The submissions for Australia’s National Consumer Credit Protection Act were made public yesterday. Many major banks, associations, regulators and consumer advocates called to end loopholes for buy now and pay later providers that see them avoid safe lending laws. The proposed reforms would see companies such as Afterpay, Zip, and Humm having to fall in line with other credit organisations. 

ANZ, Westpac, Consumer Owned Banking Association, Australian Retail Credit Association and National Legal Aid were among the organisations that put forward submissions. 

“We’ll only get one chance to get the regulation of BNPL right. And this is it. As the Banking Royal Commission showed in spades, loopholes in the law are disasters. BNPL is credit. It should be regulated like all other credit products,” said Fiona Guthrie, Financial Counselling Australia CEO. 
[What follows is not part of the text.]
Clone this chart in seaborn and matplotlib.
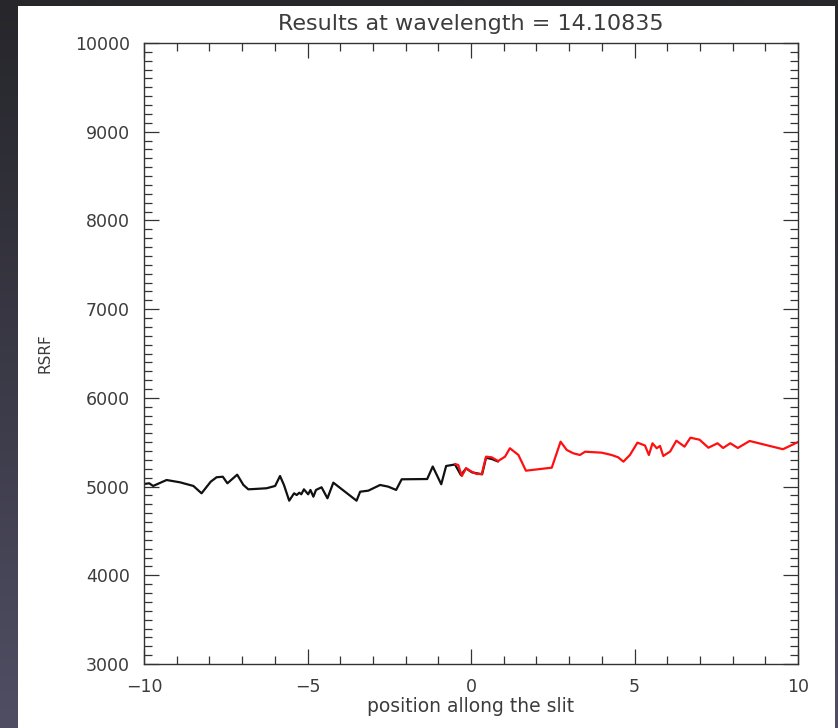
import numpy as np
import pandas as pd
import matplotlib
matplotlib.use("Agg")
import matplotlib.pyplot as plt
import seaborn as sns
from matplotlib.ticker import MultipleLocator
from matplotlib.colors import LinearSegmentedColormap
from matplotlib.patches import Rectangle

# RSRF profile along the slit, first half (black) and second half (red)
left_pos = [-10.00, -9.84, -9.72, -9.31, -8.90, -8.49, -8.24, -7.96, -7.78, -7.59,
            -7.45, -7.15, -6.96, -6.81, -6.61, -6.25, -5.99, -5.84, -5.72, -5.56,
            -5.41, -5.33, -5.25, -5.19, -5.11, -4.98, -4.91, -4.82, -4.74, -4.57,
            -4.39, -4.21, -3.50, -3.39, -3.14, -2.78, -2.53, -2.29, -2.12, -1.34,
            -1.17, -0.91, -0.76, -0.49, -0.31, -0.15, 0.03, 0.34, 0.46, 0.64, 0.83]
left_rsrf = [5029, 5037, 5007, 5074, 5048, 5007, 4924, 5055, 5105, 5111,
             5037, 5134, 5018, 4969, 4973, 4981, 5007, 5119, 5018, 4841,
             4924, 4905, 4931, 4913, 4969, 4913, 4962, 4886, 4962, 4992,
             4868, 5044, 4841, 4942, 4954, 5018, 4999, 4962, 5082, 5085,
             5226, 5026, 5232, 5249, 5130, 5205, 5160, 5138, 5325, 5310, 5282]

right_pos = [-0.49, -0.39, -0.28, -0.15, 0.02, 0.17, 0.33, 0.46, 0.63, 0.83,
             1.04, 1.19, 1.45, 1.68, 2.47, 2.74, 2.93, 3.13, 3.33, 3.49,
             4.00, 4.30, 4.50, 4.66, 4.86, 5.09, 5.32, 5.44, 5.55, 5.68,
             5.78, 5.88, 6.09, 6.28, 6.53, 6.71, 6.99, 7.26, 7.54, 7.71,
             7.93, 8.16, 8.52, 9.54, 10.00]
right_rsrf = [5255, 5243, 5119, 5206, 5168, 5142, 5142, 5337, 5330, 5288,
              5337, 5432, 5356, 5179, 5213, 5506, 5412, 5375, 5356, 5393,
              5382, 5356, 5330, 5281, 5356, 5495, 5463, 5356, 5488, 5432,
              5458, 5345, 5395, 5517, 5450, 5551, 5528, 5438, 5488, 5435,
              5488, 5435, 5514, 5421, 5502]

title = "Results at wavelength = 14.10835"
xlabel = "position allong the slit"
ylabel = "RSRF"

sns.set_style("ticks")
plt.rcParams["font.family"] = ["DejaVu Sans"]
text_color = "#3c3c3c"

fig = plt.figure(figsize=(8.38, 7.28), dpi=100)

# dark backdrop with a soft vertical gradient, white page on top
bg = fig.add_axes([0, 0, 1, 1], zorder=-10)
cmap = LinearSegmentedColormap.from_list("frame", ["#26262b", "#3a3946", "#504e63"])
bg.imshow(np.linspace(0, 1, 256).reshape(-1, 1), aspect="auto", cmap=cmap,
          extent=[0, 1, 0, 1], origin="upper")
bg.add_patch(Rectangle((18 / 838, 0), (835 - 18) / 838, 722 / 728,
                       transform=bg.transAxes, facecolor="white", edgecolor="none"))
bg.set_xlim(0, 1)
bg.set_ylim(0, 1)
bg.axis("off")

ax = fig.add_axes([144 / 838, (728 - 664) / 728, 654 / 838, 621 / 728])
ax.set_facecolor("white")

left_df = pd.DataFrame({"pos": left_pos, "rsrf": left_rsrf})
right_df = pd.DataFrame({"pos": right_pos, "rsrf": right_rsrf})
sns.lineplot(data=left_df, x="pos", y="rsrf", ax=ax, color="#111111",
             linewidth=1.6, sort=False, estimator=None)
sns.lineplot(data=right_df, x="pos", y="rsrf", ax=ax, color="#ff1010",
             linewidth=1.6, sort=False, estimator=None)

ax.set_xlim(-10, 10)
ax.set_ylim(3000, 10000)
ax.xaxis.set_major_locator(MultipleLocator(5))
ax.xaxis.set_minor_locator(MultipleLocator(1))
ax.yaxis.set_major_locator(MultipleLocator(1000))
ax.yaxis.set_minor_locator(MultipleLocator(100))

ax.tick_params(which="both", direction="in", top=True, right=True,
               color="#333333", width=0.9)
ax.tick_params(which="major", length=11, labelsize=12.5, labelcolor=text_color)
ax.tick_params(which="minor", length=6)
ax.tick_params(axis="x", which="major", pad=10)
ax.tick_params(axis="y", which="major", pad=10)
for s in ax.spines.values():
    s.set_color("#333333")
    s.set_linewidth(1.0)

ax.set_xticks([-10, -5, 0, 5, 10])
ax.set_xticklabels(["\u221210", "\u22125", "0", "5", "10"])

ax.set_title(title, fontsize=16, color=text_color, pad=9)
ax.set_xlabel(xlabel, fontsize=13.5, color=text_color, labelpad=1)
ax.set_ylabel(ylabel, fontsize=11, color=text_color, labelpad=16)

fig.savefig("out.png", dpi=100)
“With some buy now, pay later providers lending up to $30,000, it’s unfair and unsafe to allow them to avoid safe lending laws. They need to operate on a level playing field with credit cards and personal loans. As cost of living pressures rise, it is even more important that people are protected from rogue lenders,” said Alan Kirkland, CHOICE CEO. 

“A broad sweep of stakeholders agree that BNPL needs to be fully regulated as credit.  The Government must act to close this regulatory loophole now and make sure the same guardrails apply to BNPL as apply to other types of personal credit,” said Karen Cox, Financial Rights Legal Centre CEO.